The Goal: Combining Two Columns into Tuples/Lists Row-wise
Given a Pandas DataFrame, we want to take two specific columns, say 'ColumnA' and 'ColumnB'. For each row, we want to create a tuple (value_from_A, value_from_B) or a list [value_from_A, value_from_B] and store this new collection in a new column, say 'Combined_AB'.
Example DataFrame
We'll use the following DataFrame for our examples:
import pandas as pd
data = {
'EmployeeID': [101, 102, 103, 104],
'FirstName': ['Alice', 'Bob', 'Charlie', 'David'],
'LastName': ['Smith', 'Johnson', 'Brown', 'Lee'],
'Department': ['HR', 'Engineering', 'HR', 'Sales'],
'Salary': [60000, 85000, 62000, 70000]
}
df_original = pd.DataFrame(data)
print("Original DataFrame:")
print(df_original)
Output:
Original DataFrame:
EmployeeID FirstName LastName Department Salary
0 101 Alice Smith HR 60000
1 102 Bob Johnson Engineering 85000
2 103 Charlie Brown HR 62000
3 104 David Lee Sales 70000
Creating a New Column of Tuples from Two Columns
Let's say we want to create a new column FullNameTuple from FirstName and LastName, and another ContactList from FirstName and Department.
Using zip() and list() (Recommended for Tuples)
The built-in zip() function is excellent for pairing up elements from multiple iterables.

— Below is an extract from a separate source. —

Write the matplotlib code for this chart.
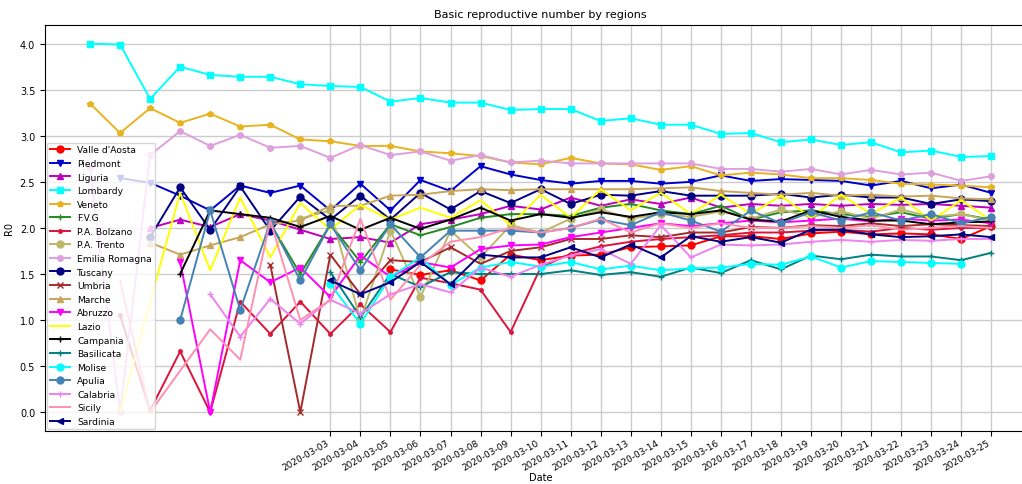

When applied to two DataFrame columns (which are Pandas Series), it yields tuples of corresponding elements.
import pandas as pd
data = {
'EmployeeID': [101, 102, 103, 104],
'FirstName': ['Alice', 'Bob', 'Charlie', 'David'],
'LastName': ['Smith', 'Johnson', 'Brown', 'Lee'],
'Department': ['HR', 'Engineering', 'HR', 'Sales'],
'Salary': [60000, 85000, 62000, 70000]
}
df_original = pd.DataFrame(data)
df = df_original.copy()
# Combine 'FirstName' and 'LastName' into tuples
# df['FirstName'] and df['LastName'] are Series
zipped_values = zip(df['FirstName'], df['LastName'])
# ✅ Assign the list of tuples to a new column
df['FullNameTuple'] = list(zipped_values)

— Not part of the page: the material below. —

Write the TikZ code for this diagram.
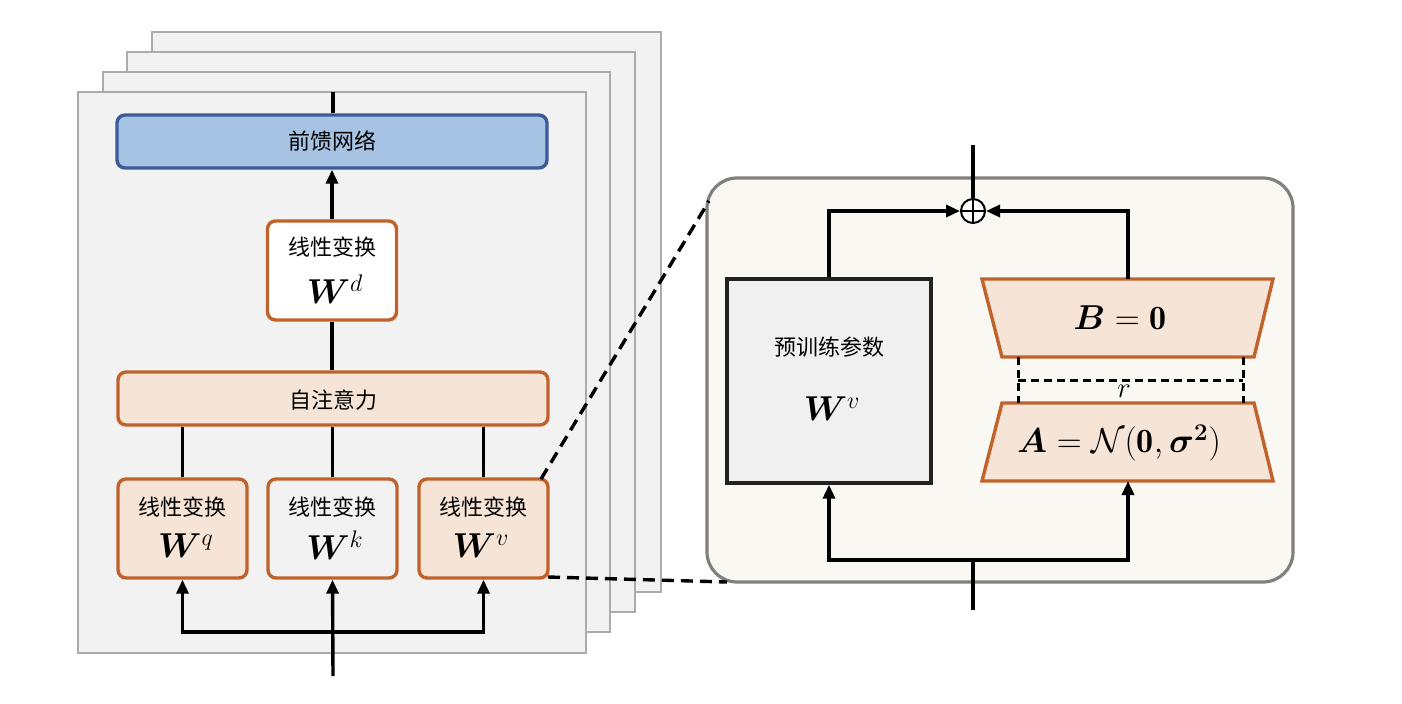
\documentclass[tikz,border=0pt]{standalone}
\usepackage{fontspec}
\usepackage{amsmath,amssymb,bm}
\newfontfamily\cjk{Noto Sans CJK SC}
\usetikzlibrary{arrows.meta,shapes.geometric,calc}
\definecolor{panelfill}{HTML}{F2F2F2}
\definecolor{panelborder}{HTML}{ABABAB}
\definecolor{ffnfill}{HTML}{A6C3E3}
\definecolor{ffnborder}{HTML}{3E5A97}
\definecolor{orangeb}{HTML}{C0622B}
\definecolor{peach}{HTML}{F6E4D7}
\definecolor{rpfill}{HTML}{F9F8F3}
\definecolor{rpborder}{HTML}{808080}
\definecolor{prefill}{HTML}{F0F0F0}
\definecolor{preborder}{HTML}{222222}
\begin{document}
\begin{tikzpicture}[x=0.5pt,y=-0.5pt,
  line/.style={line width=1.7pt},
  arr/.style={line width=1.7pt,-{Triangle[length=7pt,width=6pt]}},
  panel/.style={draw=panelborder,fill=panelfill,line width=1pt},
  obox/.style={draw=orangeb,line width=1.7pt,rounded corners=4pt,inner sep=0pt},
  smallbox/.style={obox,minimum width=64.5pt,minimum height=49.5pt},
  widebox/.style={obox,minimum width=215pt,minimum height=26.5pt},
  cjktext/.style={font=\cjk\fontsize{11}{13}\selectfont,inner sep=0pt},
  mtext/.style={font=\fontsize{17}{20}\selectfont,inner sep=0pt},
  zoomline/.style={line width=1.7pt,dash pattern=on 6pt off 3.5pt},
  rline/.style={line width=1.5pt,dash pattern=on 4pt off 2.5pt},
  trap/.style={draw=orangeb,fill=peach,line width=1.7pt}
]
\useasboundingbox (0,0) rectangle (1402,703);

% stacked panels
\draw[panel] (152,32) rectangle (661,592);
\draw[panel] (127,52) rectangle (635,612);
\draw[panel] (103,72) rectangle (610,632);
\draw[panel] (78,92) rectangle (586,653);

% left nodes
\node[obox,draw=ffnborder,fill=ffnfill,minimum width=215pt,minimum height=26.5pt] (ffn) at (332,141.5) {};
\node[cjktext] (ffnt) at (332,141.5) {前馈网络};
\node[smallbox,fill=white] (wd) at (332,270.5) {};
\node[cjktext] (wdt) at (332,247) {线性变换};
\node[mtext] (wdm) at (335,289) {$\bm{W}^{d}$};
\node[widebox,fill=peach] (attn) at (333,398.5) {};
\node[cjktext] (attnt) at (333,400) {自注意力};
\node[smallbox,fill=peach] (wq) at (182.5,528.5) {};
\node[cjktext] (wqt) at (182.5,507) {线性变换};
\node[mtext] (wqm) at (186,546) {$\bm{W}^{q}$};
\node[smallbox,fill=panelfill] (wk) at (332.5,528.5) {};
\node[cjktext] (wkt) at (332.5,507) {线性变换};
\node[mtext] (wkm) at (335,545) {$\bm{W}^{k}$};
\node[smallbox,fill=peach] (wv) at (483.5,528.5) {};
\node[cjktext] (wvt) at (483.5,507) {线性变换};
\node[mtext] (wvm) at (481,546) {$\bm{W}^{v}$};

\coordinate (ffnout) at (333,92);
\coordinate (in1) at (333,676);
\coordinate (split1) at (333,632);

\draw[line] (ffn.north -| ffnout) -- (ffnout);
\draw[arr] (wd.north) -- (ffn.south);
\draw[line] (attn.north -| wd.south) -- (wd.south);
\draw[line] (wq.north) -- (wq.north |- attn.south);
\draw[line] (wk.north) -- (wk.north |- attn.south);
\draw[line] (wv.north) -- (wv.north |- attn.south);
\draw[arr] (in1) -- (wk.south);
\draw[arr] (split1) -| (wq.south);
\draw[arr] (split1) -| (wv.south);

% right panel
\node[draw=rpborder,fill=rpfill,line width=1.6pt,rounded corners=15pt,minimum width=293pt,minimum height=202pt,inner sep=0pt] (rp) at (1000,380) {};

% zoom dashed lines
\coordinate (z1) at (541,479);
\coordinate (z2) at (709,201);
\coordinate (z3) at (548,577);
\coordinate (z4) at (727,582);
\draw[zoomline] (z1) -- (z2);
\draw[zoomline] (z3) -- (z4);

\node[draw=preborder,fill=prefill,line width=1.7pt,minimum width=102pt,minimum height=102pt,inner sep=0pt] (pre) at (829,381) {};
\node[cjktext] (pret) at (829,347) {预训练参数};
\node[mtext] (prem) at (832,409) {$\bm{W}^{v}$};

% trapezoids
\draw[trap] (982,279) -- (1273,279) -- (1254,357) -- (1002,357) -- cycle;
\draw[trap] (1002,403) -- (1254,403) -- (1273,481) -- (982,481) -- cycle;
\node[mtext] (bt) at (1120,318) {$\bm{B} = \mathbf{0}$};
\node[mtext] (at) at (1119,443) {$\bm{A} = \mathcal{N}(\mathbf{0},\bm{\sigma^{2}})$};
\coordinate (btop) at (1128,279);
\coordinate (abot) at (1128,481);

% rank marker
\coordinate (r1) at (1018,357);
\coordinate (r2) at (1243,357);
\coordinate (r3) at (1018,403);
\coordinate (r4) at (1243,403);
\draw[rline] (r1) -- (r3);
\draw[rline] (r2) -- (r4);
\draw[rline] ($(r1)!0.5!(r3)$) -- ($(r2)!0.5!(r4)$);
\node[font=\fontsize{15}{18}\selectfont,inner sep=0pt] (rl) at (1124,391) {$r$};

% oplus
\node[draw,circle,line width=1pt,minimum size=12pt,inner sep=0pt,fill=white] (plus) at (973,211) {};
\draw[line width=1pt] (plus.north) -- (plus.south) (plus.west) -- (plus.east);
\coordinate (out2) at (973,145);
\coordinate (in2) at (973,610);
\coordinate (split2) at (973,560);
\draw[line] (plus.north) -- (out2);
\draw[arr] (pre.north) |- (plus.west);
\draw[arr] (btop) |- (plus.east);
\draw[line] (in2) -- (split2);
\draw[arr] (split2) -| (pre.south);
\draw[arr] (split2) -| (abot);
\end{tikzpicture}
\end{document}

print("DataFrame with 'FullNameTuple' column (using zip):")
print(df[['FirstName', 'LastName', 'FullNameTuple']])
Output:
DataFrame with 'FullNameTuple' column (using zip):
FirstName LastName FullNameTuple
0 Alice Smith (Alice, Smith)
1 Bob Johnson (Bob, Johnson)
2 Charlie Brown (Charlie, Brown)
3 David Lee (David, Lee)
zip(df['col1'], df['col2'])creates an iterator of tuples.list(...)converts this iterator into a list of tuples, which can then be assigned as a new Series/column.- This method is very Pythonic, readable, and generally efficient.